Destructive wildfires have left many forest landowners wondering what they should do with the burned timber on their property. Salvaging this timber quickly and starting over may be the only option for many landowners.
While there is a sense of urgency to harvest the damaged timber, it is important to remember the long term benefits of using Best Management Practices of conservation methods, which are designed to protect your soil and water resources - two important elements necessary to grow a healthy forest.
Here are some things to keep in mind during these operations:
- Seek assistance from professional foresters and certified Pro Loggers. Data collected by Texas A&M Forest Service shows that trained professionals are more likely to implement BMPs during forestry operations.
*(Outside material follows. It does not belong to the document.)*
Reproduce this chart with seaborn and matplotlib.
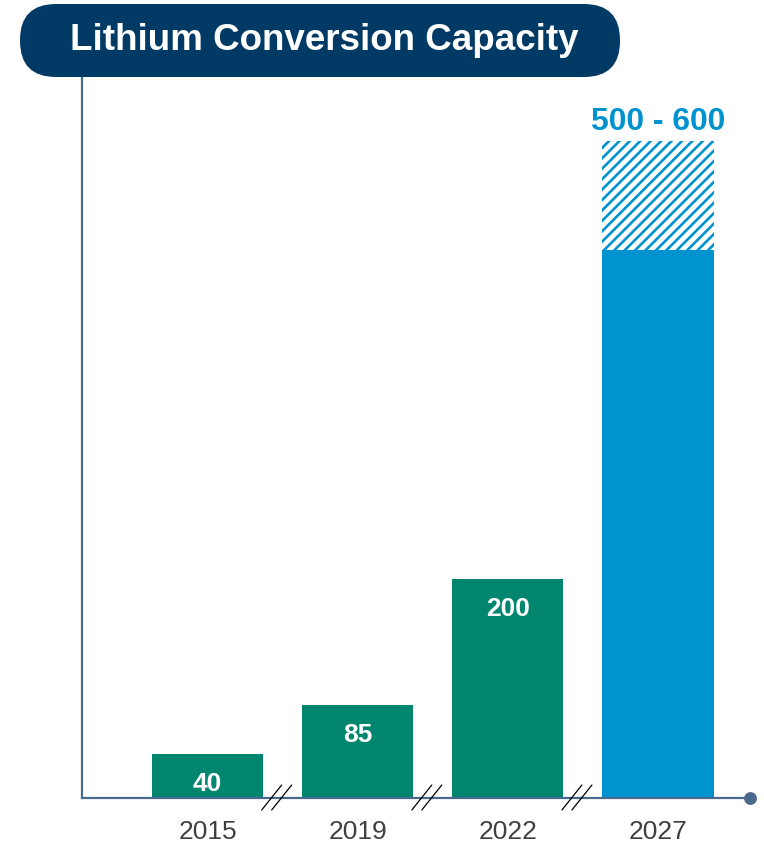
import matplotlib
matplotlib.use("Agg")
import matplotlib.pyplot as plt
import matplotlib.transforms as mtransforms
from matplotlib.patches import FancyBboxPatch
import seaborn as sns
import pandas as pd

# chart data
years = ['2015', '2019', '2022', '2027']
capacity = [40, 85, 200, 500]
range_high = 600          # upper end of the 2027 target range
range_label = '500 - 600'
title = 'Lithium Conversion Capacity'

teal = '#00866F'
blue = '#0093D0'
navy = '#023A66'
axis_col = '#4A6A8B'

DPI = 125
S = 100 / DPI   # sizes below are given for 100 dpi, scaled to the save dpi

sns.set_theme(style='white')
plt.rcParams['font.family'] = ['Liberation Sans', 'DejaVu Sans']
plt.rcParams['hatch.linewidth'] = 1.9 * S
plt.rcParams['hatch.color'] = blue

df = pd.DataFrame({'year': years, 'capacity': capacity})

fig = plt.figure(figsize=(7.64 * S, 8.43 * S), dpi=DPI)
ax = fig.add_axes([82 / 764, 45 / 843, 668 / 764, 720 / 843])

palette = [teal, teal, teal, blue]
sns.barplot(data=df, x='year', y='capacity', hue='year', palette=palette,
            order=years, width=0.74, legend=False, ax=ax, saturation=1,
            linewidth=0)

# hatched part of the 2027 range
i27 = years.index('2027')
ax.bar(i27, range_high - capacity[i27], bottom=capacity[i27], width=0.74,
       facecolor='white', edgecolor=blue, hatch='////', linewidth=0)

ax.set_xlim(-0.837, 3.613)
ax.set_ylim(0, 657.5)

# value labels inside bars
for i, (yr, v) in enumerate(zip(years, capacity)):
    if yr == '2027':
        continue
    ax.annotate(str(v), (i, v), xytext=(0, -21.5 * S), textcoords='offset points',
                ha='center', va='center', color='white', fontsize=19 * S,
                fontweight='bold')
ax.annotate(range_label, (i27, range_high), xytext=(0, 14 * S),
            textcoords='offset points', ha='center', va='center', color=blue,
            fontsize=23 * S, fontweight='bold')

# axes styling
sns.despine(ax=ax, top=True, right=True)
for side in ['left', 'bottom']:
    ax.spines[side].set_color(axis_col)
    ax.spines[side].set_linewidth(1.6 * S)
ax.set_yticks([])
ax.set_xlabel('')
ax.set_ylabel('')
ax.tick_params(axis='x', length=0, pad=15.5 * S, labelsize=19 * S,
               labelcolor='#404040')
ax.plot([1], [0], marker='o', markersize=8 * S, color=axis_col,
        transform=ax.transAxes, clip_on=False)

# axis break marks between categories
base = mtransforms.blended_transform_factory(ax.transData, ax.transAxes)
inv = fig.transFigure.inverted()
for i in range(len(years) - 1):
    for dx in (-0.05, 0.05):
        off_lo = mtransforms.ScaledTranslation((dx - 0.1) * S, -0.12 * S,
                                               fig.dpi_scale_trans)
        off_hi = mtransforms.ScaledTranslation((dx + 0.1) * S, 0.13 * S,
                                               fig.dpi_scale_trans)
        f0 = inv.transform((base + off_lo).transform((i + 0.46, 0)))
        f1 = inv.transform((base + off_hi).transform((i + 0.46, 0)))
        fig.add_artist(plt.Line2D([f0[0], f1[0]], [f0[1], f1[1]],
                                  color='black', linewidth=0.9 * S))

# title pill
pill = FancyBboxPatch((0.2 * S, 7.66 * S), 6.0 * S, 0.73 * S,
                      boxstyle='round,pad=0,rounding_size=%f' % (0.36 * S),
                      transform=fig.dpi_scale_trans, facecolor=navy,
                      edgecolor='none')
fig.add_artist(pill)
fig.text(324 / 764, 1 - 41 / 843, title, ha='center', va='center',
         color='white', fontsize=26.5 * S, fontweight='bold')

fig.savefig('out.png', dpi=DPI)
- Special care should be taken when operating in the Streamside Management Zone to minimize ground disturbance. These zones act as the final filter before any sediment or debris reaches the stream. Haul roads, skid trails and landings should be located outside of these zones. Stream crossings should be avoided or minimized. Trees and tops should not be felled across or pushed into streams.
- Every effort should be made to protect and leave trees in the SMZ that are not severely damaged. This is critical to keep from destroying the filtering and stream shading effects of these zones. A residual density of 50 square feet of basal area (average amount of an area occupied by tree stems) should be left where possible.
- Evaluate the regeneration potential of the SMZ. If artificial regeneration is necessary, site preparation and machine planting should be avoided within the zone.
- Follow BMP protocols for the rest of the tract and use common sense. Despite the necessity to facilitate a quick harvest, BMPs should be followed. Common sense will go a long way in keeping operators safe and preventing excessive damage to the site. Temporary erosion control may be utilized, but plans should be made to revisit the site as soon possible to shore up these measures.